Implementation:Online ml River Stats SEM
| Knowledge Sources | |
|---|---|
| Domains | Online_Learning, Statistics |
| Last Updated | 2026-02-08 16:00 GMT |
Overview
SEM computes the running standard error of the mean using Welford's algorithm.
Description
This statistic calculates the standard error of the mean, which measures the precision of the sample mean as an estimate of the population mean. It is computed as the standard deviation divided by the square root of the sample size. The implementation extends the Var class and uses Welford's algorithm for numerical stability. The ddof parameter controls the degrees of freedom correction.
Usage
Use SEM when you need to quantify the uncertainty in the estimated mean of streaming data. Common applications include confidence interval construction, hypothesis testing, quality control, A/B testing analysis, and any scenario where you need to assess how precisely you have estimated the true mean.
Code Reference
Source Location
- Repository: Online_ml_River
- File: river/stats/sem.py
Signature
class SEM(var.Var):
# Inherits from Var class
# Constructor uses parent Var.__init__(ddof)
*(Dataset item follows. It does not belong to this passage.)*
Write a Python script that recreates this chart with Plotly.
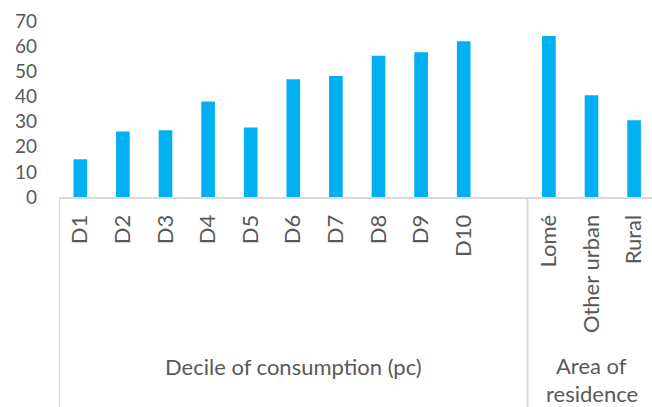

# Overrides get() method to compute SEM
pass
Import
from river import stats
I/O Contract
Inputs
| Name | Type | Required | Description |
|---|---|---|---|
| x | numbers.Number | Yes | Value to update the statistic with |
| ddof | int | Yes (init) | Delta Degrees of Freedom (default: 1) |
Outputs
| Name | Type | Description |
|---|---|---|
| get() | float or None | Current standard error of the mean (None if n=0) |
Usage Examples
from river import stats
# Basic standard error of mean
X = [3, 5, 4, 7, 10, 12]
sem = stats.SEM()
for x in X:
sem.update(x)
print(f"Value: {x}, SEM: {sem.get():.6f}")
# Output:
# Value: 3, SEM: 0.000000
# Value: 5, SEM: 1.000000
# Value: 4, SEM: 0.577350
# Value: 7, SEM: 0.853912
# Value: 10, SEM: 1.240967
# Value: 12, SEM: 1.447219
# Rolling SEM
from river import utils
X = [1, 4, 2, -4, -8, 0]
rolling_sem = utils.Rolling(stats.SEM(ddof=1), window_size=3)
for x in X:
rolling_sem.update(x)
print(f"Value: {x}, Rolling SEM: {rolling_sem.get():.6f}")
# Output:
# Value: 1, SEM: 0.000000
# Value: 4, SEM: 1.500000
# Value: 2, SEM: 0.881917
# Value: -4, SEM: 2.403700
# Value: -8, SEM: 2.905932
# Value: 0, SEM: 2.309401
# Use case: confidence interval estimation
mean = stats.Mean()
sem_stat = stats.SEM()
data = [23, 25, 27, 22, 26, 24, 28, 25, 23, 26]
for x in data:
mean.update(x)
sem_stat.update(x)
# 95% confidence interval (approximately mean ± 2*SEM)
mean_val = mean.get()
sem_val = sem_stat.get()
ci_lower = mean_val - 2 * sem_val
ci_upper = mean_val + 2 * sem_val
print(f"Mean: {mean_val:.2f}")
print(f"SEM: {sem_val:.2f}")
print(f"95% CI: [{ci_lower:.2f}, {ci_upper:.2f}]")
# Comparing two groups
group_a_sem = stats.SEM()
group_b_sem = stats.SEM()
for x in [10, 12, 11, 13, 9]:
group_a_sem.update(x)
for x in [15, 17, 16, 18, 14]:
group_b_sem.update(x)
print(f"Group A SEM: {group_a_sem.get():.3f}")
print(f"Group B SEM: {group_b_sem.get():.3f}")